Так повествует Кикути в двух своих вещах: в повести и драме, по-карлойлевски «снимая крупным планом» щуплую фигуру Рьокая и нахлобучивая на голову последнего тяжелый, ярко-начищенный нимб: крестьян же, без помощи которых Рьокай умер бы на десятой сажени, заставляет играть роль неприметных никтошек. Если бы Кикути приехал в Москву и поучился хотя бы месяц в Кутве, что на Страстной площади, он вне всякого сомнения написал бы еще раз об этом тоннеле. Но в третий раз – а в третий раз японцы говорят: «сандомэ но сьодзики» – истина торжествует-в третий раз Кикути отбросил бы в сторону мелодрамный сюжет с истерико-героем бонзой и всепрощающим самураем и написал бы только вот о чем:
– О том, как крестьяне нескольких деревушек провинции Будзэн двадцать с лишним лет непоколебимо боролись с каменной стихией; о том, как они ее великолепно победили!

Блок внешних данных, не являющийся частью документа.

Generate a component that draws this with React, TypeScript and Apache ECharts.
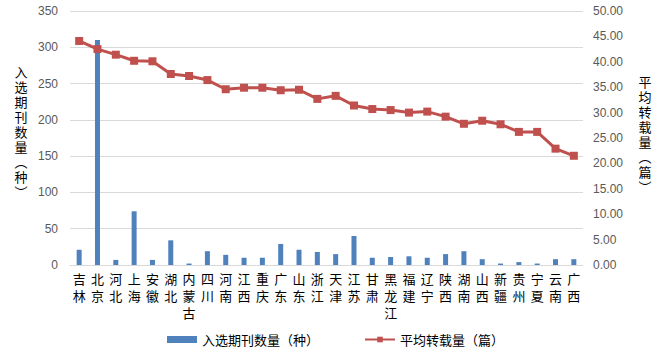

XII. Осанаи КаоруРодился в 1891 году. Окончил литературный факультет Токийского университета. Автор ряда романов, новелл, драм и теоретических работ по театру. Организовал вместе с одним из лучших актеров японского классического театра Итикава Садандзи «Свободный театр», который на-ряду с театром проф. Цубоути открыл свыше десяти лет тому назад новую эру в истории японского театра. Ныне Осанаи состоит в качестве одного из режиссеров театрика в квартале Цукидзи в Токио; на сцене этого маленького театра ставятся вещи Стриндберга, Газепкле-вера, Чехова, Метерлинка, Л. Толстого, Чапека, Пиранделло, Горького, Вильдрака, Кайзера и О'Нейля. Три постановки Осанаи подверглись запрещению со стороны полиции.
XIII. «Дорога цветов». Вертящаяся сцена (К главе «Театр и живопись – элементами формулы шара»)В 1668 году в театрике Каварасакидза впервые была устроена деревянная тропа, пересекающая весь зрительный зал и концом перпендикуляра упирающаяся в сцену. Тропа была предназначена специально для того, чтобы на ней раскладывали под ношения актерам. Но вскоре по этой тропе стали шествовать и бегать по ходу действия, и она стала незаменимой и неотъемлемой частью сцены. Между прочим в театре «Но», театре Асикагской эпохи! фигурирует мост – хасигакари, который может показаться прототипом «дороги цветов». Но ныне историками театра непоколебимо установлено, что мост не имеет никакого отношения к «дороге», последняя развилась совершенно, самостоятельно.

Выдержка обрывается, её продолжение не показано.